**Data to use**

-=-=-

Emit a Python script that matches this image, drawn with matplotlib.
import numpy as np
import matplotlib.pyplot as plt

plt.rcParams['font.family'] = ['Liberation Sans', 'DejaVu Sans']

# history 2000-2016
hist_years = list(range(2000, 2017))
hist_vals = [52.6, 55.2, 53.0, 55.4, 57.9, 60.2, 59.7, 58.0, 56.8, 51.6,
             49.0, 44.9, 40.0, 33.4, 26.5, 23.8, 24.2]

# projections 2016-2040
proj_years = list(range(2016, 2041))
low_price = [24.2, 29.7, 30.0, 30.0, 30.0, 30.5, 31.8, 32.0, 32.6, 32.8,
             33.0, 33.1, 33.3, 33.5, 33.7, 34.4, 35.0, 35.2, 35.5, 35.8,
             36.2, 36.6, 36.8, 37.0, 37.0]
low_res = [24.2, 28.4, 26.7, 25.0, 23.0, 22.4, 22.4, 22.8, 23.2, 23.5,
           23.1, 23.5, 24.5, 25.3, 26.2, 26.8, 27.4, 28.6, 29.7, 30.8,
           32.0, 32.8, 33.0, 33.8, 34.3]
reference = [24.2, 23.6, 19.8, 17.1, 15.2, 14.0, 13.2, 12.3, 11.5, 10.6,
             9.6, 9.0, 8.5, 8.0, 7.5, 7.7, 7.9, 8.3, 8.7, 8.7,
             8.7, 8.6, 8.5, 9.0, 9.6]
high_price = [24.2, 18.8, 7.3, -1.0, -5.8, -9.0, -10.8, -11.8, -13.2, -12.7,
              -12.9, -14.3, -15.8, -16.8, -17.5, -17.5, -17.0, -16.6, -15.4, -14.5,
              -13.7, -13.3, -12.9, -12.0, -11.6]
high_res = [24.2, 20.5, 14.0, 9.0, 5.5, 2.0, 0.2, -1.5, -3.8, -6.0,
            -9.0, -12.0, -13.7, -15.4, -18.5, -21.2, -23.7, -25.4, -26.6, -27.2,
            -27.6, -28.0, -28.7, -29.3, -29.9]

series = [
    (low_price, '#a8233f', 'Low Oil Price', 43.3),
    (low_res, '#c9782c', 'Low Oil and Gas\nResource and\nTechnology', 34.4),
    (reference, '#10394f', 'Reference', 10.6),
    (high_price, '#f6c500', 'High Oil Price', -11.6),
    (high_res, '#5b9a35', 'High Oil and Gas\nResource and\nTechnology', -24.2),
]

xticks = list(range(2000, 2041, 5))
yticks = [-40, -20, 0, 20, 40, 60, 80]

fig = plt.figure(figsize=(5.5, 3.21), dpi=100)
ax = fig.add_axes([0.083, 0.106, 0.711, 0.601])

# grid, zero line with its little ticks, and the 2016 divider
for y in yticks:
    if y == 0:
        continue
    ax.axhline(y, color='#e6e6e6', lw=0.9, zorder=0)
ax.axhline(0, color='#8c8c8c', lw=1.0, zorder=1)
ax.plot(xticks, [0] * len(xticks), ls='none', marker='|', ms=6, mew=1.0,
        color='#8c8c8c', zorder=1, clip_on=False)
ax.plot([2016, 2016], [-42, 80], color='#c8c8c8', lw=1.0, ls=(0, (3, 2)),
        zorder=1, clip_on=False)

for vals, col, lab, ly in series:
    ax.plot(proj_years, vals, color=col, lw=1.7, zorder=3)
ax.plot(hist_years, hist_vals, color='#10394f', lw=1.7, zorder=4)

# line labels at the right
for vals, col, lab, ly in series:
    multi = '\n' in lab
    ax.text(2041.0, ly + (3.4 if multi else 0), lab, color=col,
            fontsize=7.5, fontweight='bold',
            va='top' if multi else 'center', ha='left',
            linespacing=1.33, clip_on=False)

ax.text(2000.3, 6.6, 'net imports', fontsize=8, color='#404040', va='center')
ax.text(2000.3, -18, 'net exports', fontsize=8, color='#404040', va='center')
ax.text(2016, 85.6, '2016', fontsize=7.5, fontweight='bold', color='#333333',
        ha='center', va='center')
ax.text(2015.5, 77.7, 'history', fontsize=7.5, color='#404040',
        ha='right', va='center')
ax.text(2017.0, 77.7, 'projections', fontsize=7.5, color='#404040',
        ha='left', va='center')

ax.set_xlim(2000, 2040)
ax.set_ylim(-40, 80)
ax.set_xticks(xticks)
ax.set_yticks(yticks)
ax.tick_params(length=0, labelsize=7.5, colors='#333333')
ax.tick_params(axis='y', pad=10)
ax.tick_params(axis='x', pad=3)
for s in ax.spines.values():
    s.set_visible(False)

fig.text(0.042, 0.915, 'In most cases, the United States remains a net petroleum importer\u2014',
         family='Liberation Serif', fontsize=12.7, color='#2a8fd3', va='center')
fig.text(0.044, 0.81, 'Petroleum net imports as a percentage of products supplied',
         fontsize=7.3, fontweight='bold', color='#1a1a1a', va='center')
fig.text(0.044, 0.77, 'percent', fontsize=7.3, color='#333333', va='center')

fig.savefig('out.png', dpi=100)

-=-=-

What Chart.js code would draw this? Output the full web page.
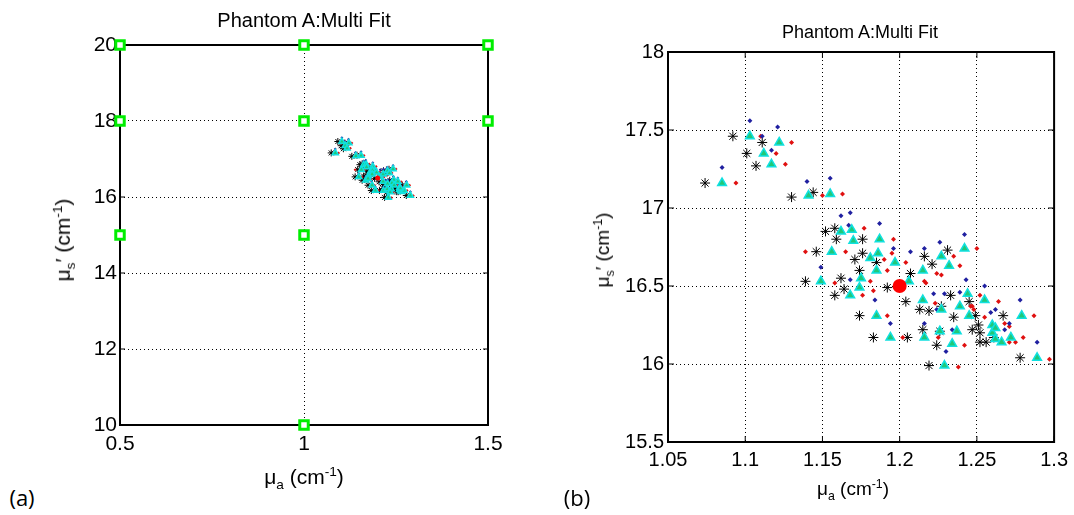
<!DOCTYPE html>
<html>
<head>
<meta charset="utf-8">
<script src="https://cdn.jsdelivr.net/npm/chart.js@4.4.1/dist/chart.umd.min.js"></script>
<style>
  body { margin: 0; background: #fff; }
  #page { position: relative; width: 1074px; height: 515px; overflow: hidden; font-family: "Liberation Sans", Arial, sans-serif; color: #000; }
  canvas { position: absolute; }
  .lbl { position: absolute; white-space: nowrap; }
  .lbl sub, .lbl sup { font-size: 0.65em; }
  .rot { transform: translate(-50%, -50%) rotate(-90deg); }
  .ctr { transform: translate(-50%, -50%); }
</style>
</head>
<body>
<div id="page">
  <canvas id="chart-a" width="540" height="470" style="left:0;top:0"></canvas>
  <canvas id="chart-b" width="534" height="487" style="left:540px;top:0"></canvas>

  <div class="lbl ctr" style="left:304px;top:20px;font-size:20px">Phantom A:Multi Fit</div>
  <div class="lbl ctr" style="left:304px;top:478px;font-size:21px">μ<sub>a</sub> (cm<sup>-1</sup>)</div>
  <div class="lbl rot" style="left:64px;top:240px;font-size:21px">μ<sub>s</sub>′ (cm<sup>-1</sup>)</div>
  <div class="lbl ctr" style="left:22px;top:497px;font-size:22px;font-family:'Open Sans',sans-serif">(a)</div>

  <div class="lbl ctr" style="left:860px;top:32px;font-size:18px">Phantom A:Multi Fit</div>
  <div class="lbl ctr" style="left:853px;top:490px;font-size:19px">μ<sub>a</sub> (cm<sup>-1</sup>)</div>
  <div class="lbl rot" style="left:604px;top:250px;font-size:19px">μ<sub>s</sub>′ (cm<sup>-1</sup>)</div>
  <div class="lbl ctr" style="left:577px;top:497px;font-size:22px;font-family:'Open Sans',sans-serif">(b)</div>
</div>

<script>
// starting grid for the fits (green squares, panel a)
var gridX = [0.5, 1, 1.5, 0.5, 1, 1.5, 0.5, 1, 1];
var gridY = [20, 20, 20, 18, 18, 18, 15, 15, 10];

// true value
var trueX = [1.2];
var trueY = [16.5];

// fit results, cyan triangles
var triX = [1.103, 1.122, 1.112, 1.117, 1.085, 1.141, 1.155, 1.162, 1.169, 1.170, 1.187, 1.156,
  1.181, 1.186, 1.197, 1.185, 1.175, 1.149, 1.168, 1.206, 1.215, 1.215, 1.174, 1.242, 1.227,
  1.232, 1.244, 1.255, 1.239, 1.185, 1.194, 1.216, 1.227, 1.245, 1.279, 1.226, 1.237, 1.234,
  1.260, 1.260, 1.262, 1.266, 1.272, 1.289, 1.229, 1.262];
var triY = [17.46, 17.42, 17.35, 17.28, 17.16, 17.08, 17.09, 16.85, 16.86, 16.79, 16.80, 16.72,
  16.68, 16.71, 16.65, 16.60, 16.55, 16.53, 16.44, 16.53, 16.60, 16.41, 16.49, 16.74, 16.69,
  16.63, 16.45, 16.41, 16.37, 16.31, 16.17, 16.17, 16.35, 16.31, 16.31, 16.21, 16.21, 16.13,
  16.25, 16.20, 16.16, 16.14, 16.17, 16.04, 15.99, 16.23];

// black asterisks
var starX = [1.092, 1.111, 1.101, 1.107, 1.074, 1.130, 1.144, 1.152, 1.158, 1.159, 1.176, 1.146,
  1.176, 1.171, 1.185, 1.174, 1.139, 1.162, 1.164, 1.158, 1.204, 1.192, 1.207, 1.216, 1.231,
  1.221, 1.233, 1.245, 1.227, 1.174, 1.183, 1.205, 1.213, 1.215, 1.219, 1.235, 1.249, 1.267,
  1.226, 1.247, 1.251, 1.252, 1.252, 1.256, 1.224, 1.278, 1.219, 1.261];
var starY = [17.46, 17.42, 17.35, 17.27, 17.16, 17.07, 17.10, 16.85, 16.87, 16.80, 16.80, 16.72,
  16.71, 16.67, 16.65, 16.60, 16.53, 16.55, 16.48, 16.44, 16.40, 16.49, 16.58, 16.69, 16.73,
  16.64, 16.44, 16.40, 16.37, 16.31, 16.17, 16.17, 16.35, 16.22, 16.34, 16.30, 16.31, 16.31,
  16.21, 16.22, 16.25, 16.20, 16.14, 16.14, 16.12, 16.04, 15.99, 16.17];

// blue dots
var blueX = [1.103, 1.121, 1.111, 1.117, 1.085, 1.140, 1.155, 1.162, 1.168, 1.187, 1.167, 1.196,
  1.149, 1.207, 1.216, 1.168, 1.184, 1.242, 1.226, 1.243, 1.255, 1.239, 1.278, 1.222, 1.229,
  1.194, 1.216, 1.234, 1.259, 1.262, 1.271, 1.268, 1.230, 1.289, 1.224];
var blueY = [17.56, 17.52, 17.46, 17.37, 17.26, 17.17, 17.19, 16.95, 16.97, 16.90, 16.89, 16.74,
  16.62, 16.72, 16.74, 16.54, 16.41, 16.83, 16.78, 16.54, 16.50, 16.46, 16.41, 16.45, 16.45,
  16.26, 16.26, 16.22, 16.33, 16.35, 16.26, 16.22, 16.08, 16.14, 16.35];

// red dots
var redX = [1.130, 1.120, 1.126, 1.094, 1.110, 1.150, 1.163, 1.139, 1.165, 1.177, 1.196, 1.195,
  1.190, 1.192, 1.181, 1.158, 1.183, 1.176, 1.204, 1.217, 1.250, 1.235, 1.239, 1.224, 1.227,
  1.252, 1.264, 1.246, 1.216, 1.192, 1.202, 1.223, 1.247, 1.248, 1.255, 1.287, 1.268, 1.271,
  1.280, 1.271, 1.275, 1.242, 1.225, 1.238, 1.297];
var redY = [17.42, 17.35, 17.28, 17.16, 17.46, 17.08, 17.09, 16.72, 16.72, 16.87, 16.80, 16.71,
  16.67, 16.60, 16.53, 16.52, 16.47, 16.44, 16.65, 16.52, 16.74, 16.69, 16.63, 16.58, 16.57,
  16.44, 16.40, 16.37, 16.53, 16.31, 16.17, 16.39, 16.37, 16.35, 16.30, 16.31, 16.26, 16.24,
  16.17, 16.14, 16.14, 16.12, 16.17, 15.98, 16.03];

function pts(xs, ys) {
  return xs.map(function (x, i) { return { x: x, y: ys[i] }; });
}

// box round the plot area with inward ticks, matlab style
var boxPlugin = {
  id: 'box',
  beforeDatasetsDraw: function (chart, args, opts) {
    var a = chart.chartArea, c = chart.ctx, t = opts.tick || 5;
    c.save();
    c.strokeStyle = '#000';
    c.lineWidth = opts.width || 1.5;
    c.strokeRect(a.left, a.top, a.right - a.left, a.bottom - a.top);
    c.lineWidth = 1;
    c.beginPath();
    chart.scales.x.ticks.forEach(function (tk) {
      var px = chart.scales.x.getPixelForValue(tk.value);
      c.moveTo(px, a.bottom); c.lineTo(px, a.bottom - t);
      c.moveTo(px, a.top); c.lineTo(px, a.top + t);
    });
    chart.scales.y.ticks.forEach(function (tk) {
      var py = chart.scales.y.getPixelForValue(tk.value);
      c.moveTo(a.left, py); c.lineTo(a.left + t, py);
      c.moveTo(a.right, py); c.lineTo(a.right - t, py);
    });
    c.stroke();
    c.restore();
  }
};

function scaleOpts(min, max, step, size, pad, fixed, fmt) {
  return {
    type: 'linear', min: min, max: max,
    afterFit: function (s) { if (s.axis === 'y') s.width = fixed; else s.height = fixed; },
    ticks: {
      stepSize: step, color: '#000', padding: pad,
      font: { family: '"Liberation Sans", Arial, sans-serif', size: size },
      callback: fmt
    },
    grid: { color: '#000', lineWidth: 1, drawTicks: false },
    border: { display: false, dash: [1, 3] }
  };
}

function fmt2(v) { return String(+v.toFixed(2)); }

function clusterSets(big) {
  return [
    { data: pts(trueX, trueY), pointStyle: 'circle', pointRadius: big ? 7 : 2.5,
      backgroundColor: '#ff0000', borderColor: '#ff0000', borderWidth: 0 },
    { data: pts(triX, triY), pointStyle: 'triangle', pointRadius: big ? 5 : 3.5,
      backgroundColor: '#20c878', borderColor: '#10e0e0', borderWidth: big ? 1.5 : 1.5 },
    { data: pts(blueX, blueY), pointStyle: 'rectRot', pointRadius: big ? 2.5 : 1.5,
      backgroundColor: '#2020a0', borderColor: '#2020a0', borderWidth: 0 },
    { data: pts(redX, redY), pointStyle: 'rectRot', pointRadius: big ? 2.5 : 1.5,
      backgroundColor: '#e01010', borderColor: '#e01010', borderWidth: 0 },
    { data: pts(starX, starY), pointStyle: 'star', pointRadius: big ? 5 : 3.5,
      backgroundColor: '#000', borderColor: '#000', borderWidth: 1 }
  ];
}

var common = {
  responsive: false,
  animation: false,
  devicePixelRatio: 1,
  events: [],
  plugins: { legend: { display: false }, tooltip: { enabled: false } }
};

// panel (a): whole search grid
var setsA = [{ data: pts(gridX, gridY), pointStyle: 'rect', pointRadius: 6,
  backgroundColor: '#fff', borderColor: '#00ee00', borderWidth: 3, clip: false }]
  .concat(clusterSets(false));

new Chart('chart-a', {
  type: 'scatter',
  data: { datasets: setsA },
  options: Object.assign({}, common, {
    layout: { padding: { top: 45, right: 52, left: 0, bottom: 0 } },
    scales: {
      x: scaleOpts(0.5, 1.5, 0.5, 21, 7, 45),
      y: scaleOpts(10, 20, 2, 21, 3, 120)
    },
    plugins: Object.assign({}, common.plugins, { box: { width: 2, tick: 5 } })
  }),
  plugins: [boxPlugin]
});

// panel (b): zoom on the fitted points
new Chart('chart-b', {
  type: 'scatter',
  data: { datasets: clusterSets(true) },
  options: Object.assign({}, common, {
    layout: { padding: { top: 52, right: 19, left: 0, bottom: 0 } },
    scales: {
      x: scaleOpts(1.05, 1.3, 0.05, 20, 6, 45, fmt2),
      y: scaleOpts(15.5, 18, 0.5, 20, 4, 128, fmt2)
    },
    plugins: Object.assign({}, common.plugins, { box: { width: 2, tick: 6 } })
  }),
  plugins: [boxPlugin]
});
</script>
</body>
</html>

-=-=-

**Instructions for the task**
Find how many lines of the material carry the string "page". Only the number should be in the answer.

**Task answer**
3